The *x* coordinate of the vertex of the standard parabola is \(\frac{2}{2\cdot 1} = 1\). Using this value, our *y* coordinate is \(-\frac{(1)^2}{6} + \frac{1}{3}(1) = \frac{1}{6}\). So, our standard focus is at (1, 1/6).

To rotate points counterclockwise, we use the formulas: \(x' = x\cos\theta - y\sin\theta\) and \( y' = x\sin\theta + y\cos\theta\). We need to find the sine and cosine of the angle of rotation. We can construct a right triangle with sides 7 and 24 and the angle 2*θ* to find that the hypotenuse is 25. Therefore, \(\cos(2\theta) = \frac{7}{25}\). Using the half-angle identity: \(\cos\theta = \sqrt{\frac{1}{2} + \frac{1}{2}\cdot\frac{7}{25}} = \sqrt{\frac{32}{50}} = \frac{4}{5}\). In a similar manner, the sine is \(\sin\theta = \sqrt{\frac{1}{2} - \frac{1}{2}\cdot\frac{7}{25}} = \sqrt{\frac{18}{50}} = \frac{3}{5}\).

Now, we apply the rotation formulas: \(x: (1)\cdot\frac{4}{5}-\frac{1}{6}\cdot\frac{3}{5} = \frac{4}{5} - \frac{1}{10} = \frac{7}{10}\) and \(y: (1)\cdot\frac{3}{5}+\frac{1}{6}\cdot\frac{4}{5} = \frac{3}{5} + \frac{2}{15} = \frac{11}{15}\). Therefore, our vertex on the original parabola is located at (7/10, 11/15).

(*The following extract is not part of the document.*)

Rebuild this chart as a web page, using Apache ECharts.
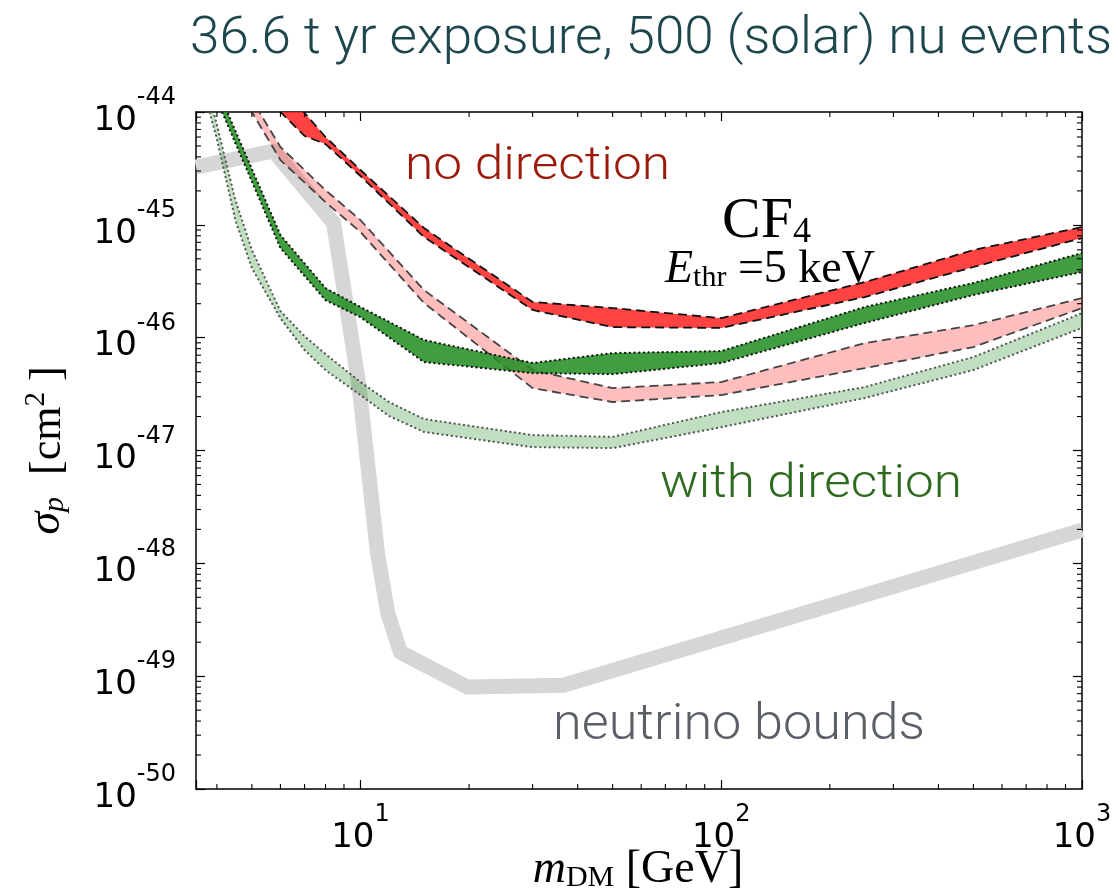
<!DOCTYPE html>
<html>
<head>
<meta charset="utf-8">
<script src="https://cdn.jsdelivr.net/npm/echarts@6/dist/echarts.min.js"></script>
<style>
  html, body { margin: 0; padding: 0; background: #ffffff; }
  #chart { width: 1118px; height: 896px; }
</style>
</head>
<body>
<div id="chart"></div>
<script>
// ---- Exclusion limits for CF4, E_thr = 5 keV (m_DM in GeV, sigma_p in cm^2) ----

// no direction, dark band
const massRed = [5, 6, 7, 8, 10, 15, 30, 50, 100, 250, 500, 1000];
const redHigh = [2.89e-44, 1.63e-44, 9.80e-45, 6.00e-45, 3.06e-45, 9.37e-46, 2.07e-46, 1.83e-46, 1.49e-46, 3.11e-46, 5.98e-46, 9.56e-46];
const redLow  = [1.92e-44, 1.00e-44, 6.13e-45, 5.20e-45, 2.71e-45, 7.80e-46, 1.76e-46, 1.24e-46, 1.22e-46, 2.29e-46, 4.23e-46, 7.64e-46];

// no direction, light band
const massPink = [4.5, 5, 6, 8, 10, 15, 30, 50, 100, 250, 500, 1000];
const pinkHigh = [2.36e-44, 1.28e-44, 4.90e-45, 2.03e-45, 1.10e-45, 2.64e-46, 5.16e-47, 3.57e-47, 4.04e-47, 8.95e-47, 1.29e-46, 2.24e-46];
const pinkLow  = [1.73e-44, 1.00e-44, 3.75e-45, 1.59e-45, 8.63e-46, 2.03e-46, 3.57e-47, 2.69e-47, 3.10e-47, 5.37e-47, 8.26e-47, 1.83e-46];

// with direction, dark band
const massGreen = [4, 6, 8, 10, 15, 30, 50, 100, 250, 500, 1000];
const greenHigh = [1.63e-44, 8.12e-46, 2.75e-46, 1.87e-46, 9.53e-47, 5.96e-47, 7.30e-47, 7.60e-47, 1.87e-46, 3.05e-46, 5.62e-46];
const greenLow  = [1.28e-44, 6.22e-46, 2.15e-46, 1.52e-46, 6.08e-47, 4.85e-47, 4.75e-47, 5.96e-47, 1.35e-46, 2.39e-46, 3.82e-46];

// with direction, light band
const massLight = [3.7, 4, 4.5, 5, 6, 7, 8, 10, 12, 15, 30, 50, 100, 250, 500, 1000];
const lightHigh = [2.13e-44, 7.67e-45, 1.66e-45, 5.98e-46, 1.72e-46, 1.03e-46, 7.16e-47, 4.04e-47, 2.69e-47, 1.90e-47, 1.37e-47, 1.32e-47, 2.19e-47, 3.65e-47, 6.73e-47, 1.65e-46];
const lightLow  = [1.42e-44, 5.77e-45, 1.10e-45, 4.14e-46, 1.49e-46, 7.76e-47, 5.16e-47, 3.10e-47, 2.02e-47, 1.46e-47, 1.07e-47, 1.05e-47, 1.61e-47, 2.92e-47, 5.16e-47, 1.22e-46];

// neutrino floor
const massNu  = [3.5, 5.74, 8.42, 9.9, 11.15, 11.9, 12.9, 19.8, 36.5, 1000];
const nuFloor = [3.25e-45, 4.51e-45, 1.04e-45, 3.8e-47, 1.23e-48, 3.63e-49, 1.63e-49, 8.0e-50, 8.3e-50, 1.97e-48];

// axis ranges; y tick labels are the decade exponents
const X_MIN = 3.5, X_MAX = 1000;
const Y_MIN = 1e-50, Y_MAX = 1e-44;
const Y_EXP_MIN = -50, Y_EXP_MAX = -44;
const xDecades = [1, 10, 100];
const yDecades = [1e-50, 1e-49, 1e-48, 1e-47, 1e-46, 1e-45];

const TITLE = '36.6 t yr exposure, 500 (solar) nu events';

// ---------------------------------------------------------------
const chart = echarts.init(document.getElementById('chart'), null, { renderer: 'canvas' });

const tickFont = 'DejaVu Sans';
const serif = 'Liberation Serif';

function powLabel(v) {
  const e = Math.round(Math.log10(v));
  if (Math.abs(Math.log10(v) - e) > 1e-6) return '';
  return '{b|10}{e|' + e + '}';
}
function expLabel(e) {
  return '{b|10}{e|' + Math.round(e) + '}';
}
const tickRich = {
  b: { fontFamily: tickFont, fontSize: 34, lineHeight: 52, verticalAlign: 'bottom', color: '#000' },
  e: { fontFamily: tickFont, fontSize: 24, lineHeight: 24, verticalAlign: 'top', color: '#000' }
};

const frameLine = { show: true, lineStyle: { color: '#000', width: 1.5 } };
const majorTick = { show: true, inside: true, length: 9, lineStyle: { color: '#000', width: 1.2 } };

// width-fitting helper for annotation text
const measureCtx = document.createElement('canvas').getContext('2d');
function fitScale(text, font, width) {
  measureCtx.font = font;
  return width / measureCtx.measureText(text).width;
}

function bandSeries(name, mass, high, low, fill, edge, dash, cap, lw, z) {
  const rows = mass.map((m, i) => [m, high[i], low[i]]);
  return {
    type: 'custom', name, coordinateSystem: 'cartesian2d', yAxisIndex: 0, clip: true, z, silent: true,
    data: rows, encode: { x: 0, y: [1, 2] },
    renderItem(params, api) {
      if (params.dataIndex !== 0) return null;
      const up = rows.map(r => api.coord([r[0], r[1]]));
      const dn = rows.map(r => api.coord([r[0], r[2]]));
      const edgeStyle = { fill: null, stroke: edge, lineWidth: lw, lineDash: dash, lineCap: cap, lineJoin: 'round' };
      return {
        type: 'group',
        children: [
          { type: 'polygon', shape: { points: up.concat(dn.slice().reverse()) }, style: { fill: fill, stroke: null } },
          { type: 'polyline', shape: { points: up }, style: edgeStyle },
          { type: 'polyline', shape: { points: dn }, style: edgeStyle }
        ]
      };
    }
  };
}

// minor ticks at 2..9 x 10^n, drawn inward on all four sides
const xMinor = [];
xDecades.forEach(d => { for (let k = 2; k <= 9; k++) { const v = k * d; if (v > X_MIN && v < X_MAX) xMinor.push(v); } });
const yMinor = [];
yDecades.forEach(d => { for (let k = 2; k <= 9; k++) yMinor.push(k * d); });

const minorLen = 5;
const minorTicks = {
  type: 'custom', coordinateSystem: 'cartesian2d', yAxisIndex: 0, clip: false, z: 20, silent: true,
  data: xMinor.map(v => [v, Y_MIN, 0]).concat(yMinor.map(v => [X_MIN, v, 1])),
  renderItem(params, api) {
    const v = api.value(0), w = api.value(1), isY = api.value(2) === 1;
    const st = { stroke: '#000', lineWidth: 1.1 };
    if (!isY) {
      const a = api.coord([v, Y_MIN]), b = api.coord([v, Y_MAX]);
      return { type: 'group', children: [
        { type: 'line', shape: { x1: a[0], y1: a[1], x2: a[0], y2: a[1] - minorLen }, style: st },
        { type: 'line', shape: { x1: b[0], y1: b[1], x2: b[0], y2: b[1] + minorLen }, style: st }
      ]};
    }
    const a = api.coord([X_MIN, w]), b = api.coord([X_MAX, w]);
    return { type: 'group', children: [
      { type: 'line', shape: { x1: a[0], y1: a[1], x2: a[0] + minorLen, y2: a[1] }, style: st },
      { type: 'line', shape: { x1: b[0], y1: b[1], x2: b[0] - minorLen, y2: b[1] }, style: st }
    ]};
  }
};

const titleFont = '300 52px Roboto';
const noteFont = '300 46px Roboto';
const nuFont = '300 50px Roboto';

function label(text, x, y, font, color, width, align) {
  return {
    type: 'text', x, y, scaleX: fitScale(text, font, width), silent: true, z: 50,
    style: { text, font, fill: color, align: align || 'left', textAlign: align || 'left',
             verticalAlign: 'middle', textVerticalAlign: 'middle' }
  };
}

const option = {
  animation: false,
  backgroundColor: '#ffffff',
  grid: { left: 196, right: 36, top: 112, bottom: 107, containLabel: false, outerBoundsMode: 'none' },
  xAxis: [
    {
      type: 'log', logBase: 10, min: X_MIN, max: X_MAX, position: 'bottom',
      axisLine: frameLine, axisTick: majorTick, splitLine: { show: false }, minorTick: { show: false },
      axisLabel: { formatter: powLabel, rich: tickRich, margin: 14, color: '#000' }
    },
    {
      type: 'log', logBase: 10, min: X_MIN, max: X_MAX, position: 'top',
      axisLine: frameLine, axisTick: majorTick, axisLabel: { show: false }, splitLine: { show: false }
    }
  ],
  yAxis: [
    {
      // cross-section scale used by all series
      type: 'log', logBase: 10, min: Y_MIN, max: Y_MAX, position: 'right',
      axisLine: frameLine, axisTick: majorTick, axisLabel: { show: false }, splitLine: { show: false }
    },
    {
      // decade exponents of the same range, carrying the tick labels
      type: 'value', min: Y_EXP_MIN, max: Y_EXP_MAX, interval: 1, position: 'left',
      axisLine: frameLine, axisTick: majorTick, splitLine: { show: false },
      axisLabel: { formatter: expLabel, rich: tickRich, margin: 20, color: '#000' },
      name: '{s|σ}{p|p}{n|  [cm}{u|2}{n| ]}', nameLocation: 'middle', nameGap: 126, nameRotate: 90,
      nameTextStyle: { rich: {
        s: { fontFamily: serif, fontStyle: 'italic', fontSize: 46, lineHeight: 48, verticalAlign: 'bottom', color: '#000' },
        p: { fontFamily: serif, fontStyle: 'italic', fontSize: 30, lineHeight: 22, verticalAlign: 'bottom', color: '#000' },
        n: { fontFamily: serif, fontSize: 44, lineHeight: 48, verticalAlign: 'bottom', color: '#000' },
        u: { fontFamily: serif, fontSize: 29, lineHeight: 30, verticalAlign: 'top', color: '#000' }
      } }
    }
  ],
  series: [
    {
      type: 'line', name: 'neutrino bounds', yAxisIndex: 0, z: 1, silent: true, clip: true,
      data: massNu.map((m, i) => [m, nuFloor[i]]),
      showSymbol: false, symbol: 'none',
      lineStyle: { color: '#d6d6d6', width: 15, join: 'round', cap: 'butt' }
    },
    bandSeries('with direction (light)', massLight, lightHigh, lightLow,
               'rgba(30,140,30,0.28)', '#555555', [0.1, 4.6], 'round', 2.2, 2),
    bandSeries('no direction (light)', massPink, pinkHigh, pinkLow,
               'rgba(255,40,40,0.3)', '#444444', [9, 5], 'butt', 1.8, 3),
    bandSeries('with direction', massGreen, greenHigh, greenLow,
               'rgba(30,140,30,0.85)', '#111111', [0.1, 4.6], 'round', 2.2, 4),
    bandSeries('no direction', massRed, redHigh, redLow,
               'rgba(255,40,40,0.88)', '#111111', [9, 5], 'butt', 1.8, 5),
    minorTicks
  ],
  graphic: [
    label(TITLE, 1112, 40, titleFont, '#1d474c', 922, 'right'),
    label('no direction', 405, 167, noteFont, '#9c1a0c', 265),
    label('with direction', 660, 485, noteFont, '#2f6b1f', 302),
    label('neutrino bounds', 553, 726, nuFont, '#5b5f66', 372),
    {
      // x-axis title
      type: 'text', x: 638, y: 870, silent: true, z: 50,
      style: {
        text: '{m|m}{s|DM}{n| [GeV]}', align: 'center', textAlign: 'center', verticalAlign: 'middle', textVerticalAlign: 'middle',
        rich: {
          m: { fontFamily: serif, fontStyle: 'italic', fontSize: 46, lineHeight: 46, verticalAlign: 'bottom', fill: '#000', color: '#000' },
          s: { fontFamily: serif, fontSize: 30, lineHeight: 18, verticalAlign: 'bottom', fill: '#000', color: '#000' },
          n: { fontFamily: serif, fontSize: 46, lineHeight: 46, verticalAlign: 'bottom', fill: '#000', color: '#000' }
        }
      }
    },
    {
      type: 'text', x: 722, y: 222, silent: true, z: 50,
      style: {
        text: '{a|CF}{b|4}', align: 'left', textAlign: 'left', verticalAlign: 'middle', textVerticalAlign: 'middle',
        rich: {
          a: { fontFamily: serif, fontSize: 58, lineHeight: 58, verticalAlign: 'bottom', fill: '#000', color: '#000' },
          b: { fontFamily: serif, fontSize: 36, lineHeight: 6, verticalAlign: 'bottom', fill: '#000', color: '#000' }
        }
      }
    },
    {
      type: 'text', x: 665, y: 270, silent: true, z: 50,
      style: {
        text: '{e|E}{s|thr}{n| =5 keV}', align: 'left', textAlign: 'left', verticalAlign: 'middle', textVerticalAlign: 'middle',
        rich: {
          e: { fontFamily: serif, fontStyle: 'italic', fontSize: 46, lineHeight: 46, verticalAlign: 'bottom', fill: '#000', color: '#000' },
          s: { fontFamily: serif, fontSize: 30, lineHeight: 18, verticalAlign: 'bottom', fill: '#000', color: '#000' },
          n: { fontFamily: serif, fontSize: 46, lineHeight: 46, verticalAlign: 'bottom', fill: '#000', color: '#000' }
        }
      }
    }
  ]
};

chart.setOption(option);
</script>
</body>
</html>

Figure 3 shows our two parabolas, one in standard position and the other in rotated position. The focus A has been translated to B and you can see the angle in between is about 36.87°.

When *F* = 0, the parabola passes through the origin. Parabolas that pass through the origin have a curious effect when rotated. They pivor about the origin point, which is an expected behavior. In the Geogebra activity above, readers are encourages to change the coefficients to this parabola’s coefficients and see the rotation effect.

**The Focus:** The focus of the standard parabola can be found using the formula \(-\frac{b}{2a}\) for the focal distance and off-setting that from the vertex. The focus is located at \(\left(1, -\frac{4}{3}\right)\). The focus of the original rotated parabola, after rotating the standard focus just like we did the vertex above, is located at \(\left(\frac{8}{5}, -\frac{7}{15}\right)\).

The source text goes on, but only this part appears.